Many retailers, like Best Buy and Walmart, started their Black Friday sales in late October, offering multiple sets of deal days where certain products were discounted or offered as online doorbusters for a limited time. This gives shoppers an entire month or more to look for deals but also poses challenges for retailers looking to keep up with their competition. There’s no longer one weekend to monitor but rather a full month where competitors will be offering a revolving series of deals. 

Evolving shopper preferences caused by the new normal also create challenges. The status quo of Black Friday’s past is out, and the data gathered from prior years is no longer useful. While business and evening attire or travel products like luggage may have been popular items in the past, they’re no longer needed by many consumers who now seek athleisure and new kitchen gadgets as they spend more time at home. Deals that may have drawn shoppers into a store in the past might no longer be as alluring. To compensate, retailers need to leverage more recent online data and insights that better reflect new customer preferences. This data needs to be collected in real-time to give brands the most advantages to offer customers the right deal at the right time and maximize sales. 

The key to holiday sales success – online data sources 

The shift to an online and month-long Black Friday presents an opportunity for retailers, especially smaller brands that entered the e-commerce world for the first time this year. On past Black Fridays, they were limited to a customer base in the area of their stores, but they now have access to a much larger market and can really maximize the holiday sale season. It’s still a challenge to compete with larger competitors that have vast shipping networks and name recognition — not to mention that discounting products for an entire month is just not feasible for many smaller shops — but the obstacles are not insurmountable. 

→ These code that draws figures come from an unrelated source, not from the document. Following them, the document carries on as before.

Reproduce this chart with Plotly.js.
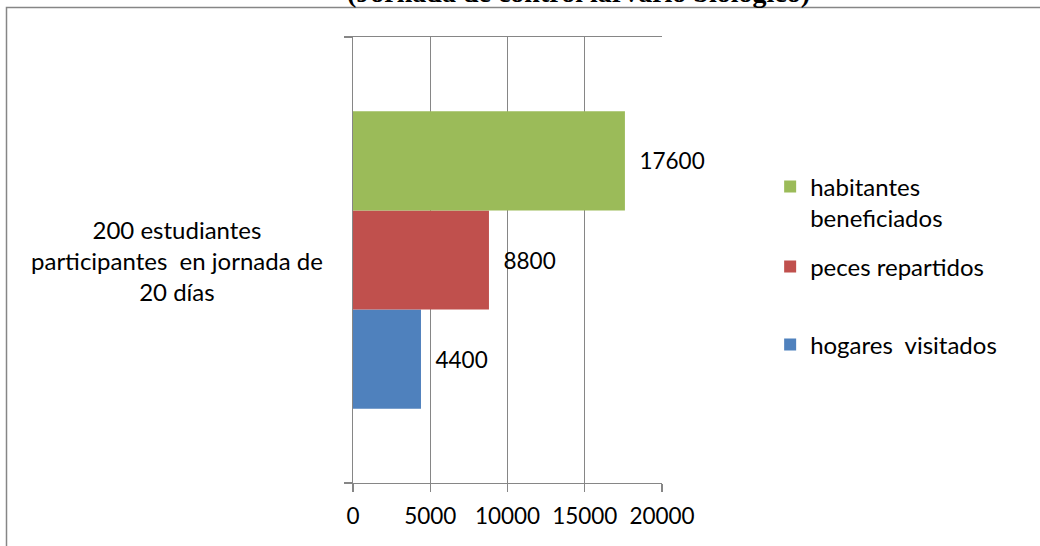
<!DOCTYPE html>
<html>
<head>
<meta charset="utf-8">
<script src="https://cdn.plot.ly/plotly-3.0.1.min.js"></script>
<style>
  html, body { margin: 0; padding: 0; background: #fff; }
  #chart { width: 1040px; height: 546px; }
</style>
</head>
<body>
<div id="chart"></div>
<script>
// ---- data ----
const category = "200 estudiantes<br>participantes  en jornada de<br>20 días";
const seriesNames = ["hogares  visitados", "peces repartidos", "habitantes<br>beneficiados"];
const seriesValues = [4400, 8800, 17600];
const seriesColors = ["#4F81BD", "#C0504D", "#9BBB59"];
const xTickVals = [0, 5000, 10000, 15000, 20000];
const titleText = "(Jornada de control larvario biológico)";

const gray = "#868686";
const numFont = { family: "Lato, 'Open Sans', sans-serif", size: 22.5, color: "#000" };
const textFont = { family: "Lato, 'Open Sans', sans-serif", size: 24, color: "#000" };
const legendIds = ["legend", "legend2", "legend3"];

const traces = seriesValues.map((v, i) => ({
  type: "bar",
  orientation: "h",
  name: seriesNames[i],
  y: [category],
  x: [v],
  marker: { color: seriesColors[i], line: { width: 0 } },
  text: [String(v)],
  texttemplate: "\u00a0\u00a0%{text}",
  textposition: "outside",
  textfont: numFont,
  cliponaxis: false,
  hoverinfo: "x+name",
  legend: legendIds[i]
}));

const legendBase = {
  xref: "paper", yref: "paper", xanchor: "left", yanchor: "top",
  font: textFont, bgcolor: "rgba(0,0,0,0)", borderwidth: 0, valign: "top"
};

const layout = {
  width: 1040, height: 546,
  margin: { l: 353, r: 378, t: 37, b: 63, pad: 0 },
  paper_bgcolor: "#fff", plot_bgcolor: "#fff",
  font: textFont,
  barmode: "group",
  bargap: 1/3,
  bargroupgap: 0,
  showlegend: true,
  legend: Object.assign({}, legendBase, { x: 1.35, y: 0.36 }),
  legend2: Object.assign({}, legendBase, { x: 1.35, y: 0.5348 }),
  legend3: Object.assign({}, legendBase, { x: 1.35, y: 0.7145 }),
  xaxis: {
    range: [0, 20000],
    tickvals: xTickVals,
    ticktext: xTickVals.map(String),
    ticks: "outside", ticklen: 8, tickwidth: 1.3, tickcolor: gray,
    ticklabelstandoff: 5,
    showgrid: true, gridcolor: gray, gridwidth: 1.3,
    showline: true, linecolor: gray, linewidth: 1.3, mirror: true,
    zeroline: false,
    tickfont: numFont,
    fixedrange: true
  },
  yaxis: {
    type: "category",
    range: [-0.5, 0.5],
    tickson: "boundaries",
    ticks: "outside", ticklen: 8, tickwidth: 1.3, tickcolor: gray,
    showticklabels: false,
    showgrid: false,
    showline: true, linecolor: gray, linewidth: 1.3,
    zeroline: false,
    fixedrange: true
  },
  annotations: [
    {
      text: category,
      xref: "paper", yref: "y", x: -0.5706, y: category,
      xanchor: "center", yanchor: "middle", align: "center",
      showarrow: false, font: textFont
    },
    {
      text: "<b>" + titleText + "</b>",
      xref: "paper", yref: "paper", x: (578.5 - 353) / 309, y: 1.0605,
      xanchor: "center", yanchor: "bottom", showarrow: false,
      font: { family: "'Liberation Serif', 'Times New Roman', serif", size: 28, color: "#000" }
    }
  ],
  shapes: [
    {
      type: "rect", xref: "paper", yref: "paper",
      x0: (6.5 - 353) / 309, x1: (1060 - 353) / 309,
      y0: (483 - 560) / 446, y1: (483 - 7.5) / 446,
      line: { color: gray, width: 1.5 }, fillcolor: "rgba(0,0,0,0)", layer: "below"
    }
  ]
};

Plotly.newPlot("chart", traces, layout, { displayModeBar: false, staticPlot: true });
</script>
</body>
</html>
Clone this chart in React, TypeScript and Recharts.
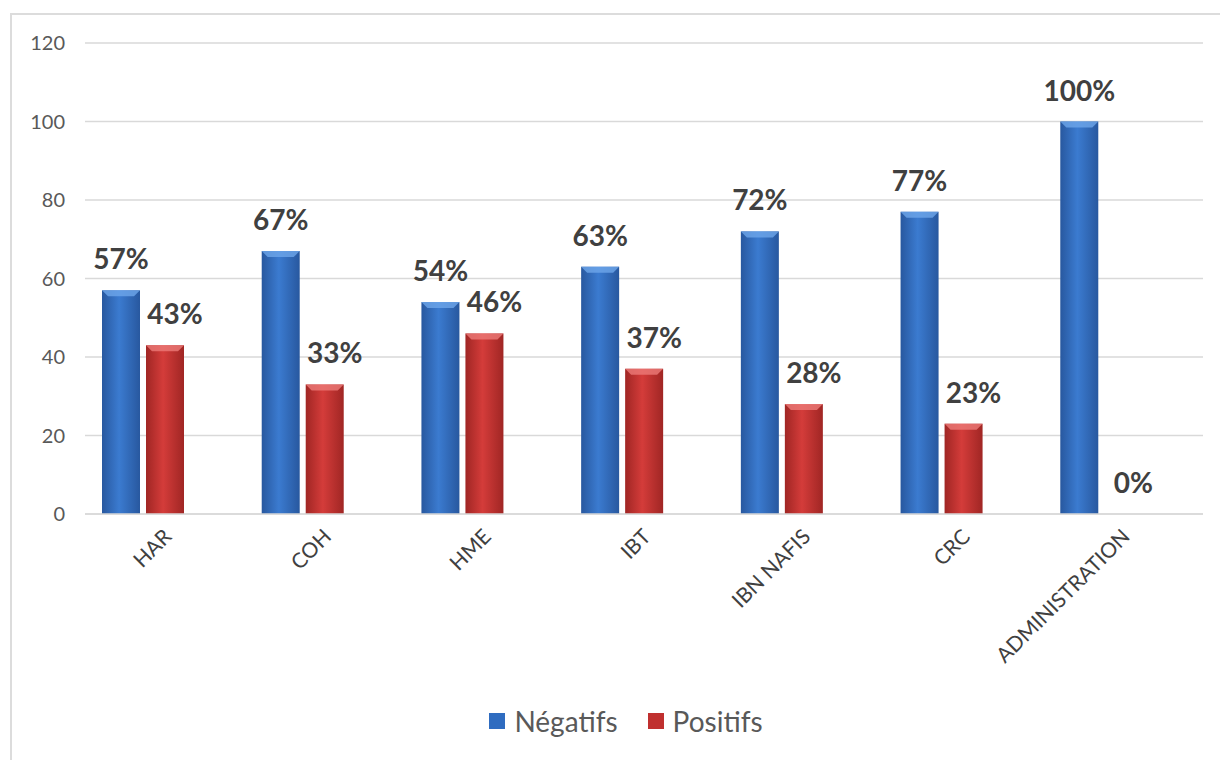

This is where resources like online data collection come into play. They even the playing field for retailers large and small by allowing them to see how competitors are pricing similar items and how long sales are lasting. With many big-box retailers hosting several different deal periods, smaller retailers can use data to time their own discounts to correlate with just those couple of days rather than the whole month. Online data also gives insight into what product categories are trending with shoppers. This will not only let retailers better predict how much stock they’ll need but can also be an indicator of what items might not need as big of a discount to still drive demand. It’s through targeted, data-informed offers like this that retailers can get a leg up in this new Black Friday — and get it fast.

The abnormality of the 2020 holiday shopping season gives retailers a real opportunity to shift their strategies, adopt new technology, and set themselves up for success for years to come. Just like the pandemic has accelerated the overall shift to e-commerce, prompting many smaller retailers to go online for the first time, it’s also underscoring the importance of leveraging online data-driven insights so businesses can more effectively target their discounts. This is something that many in the retail industry and beyond are already recognizing the need for, with 49% of IT decision-makers already using online data collection for market research.

These drastic changes in the retail landscape are not likely to revert back to their 2019 norms once the pandemic is brought under control. Customers have been exposed to how much easier it is to do their holiday shopping online, with deals springing up the entire month, and it’s going to be much more difficult to entice them back to long lines and crowded shopping centers in future years. 

Black Friday this year will probably look a lot like it would’ve been in about a decade; we’ve just accelerated the online shift. 2020 will be the year that Black Friday and Cyber Monday stop being shopping ‘days.’ They’ll be turned completely upside down for years to come as retailers embrace a holiday shopping season of deals, strategized and targeted based on insights from online data. 

Or Lenchner is CEO of Luminati Networks.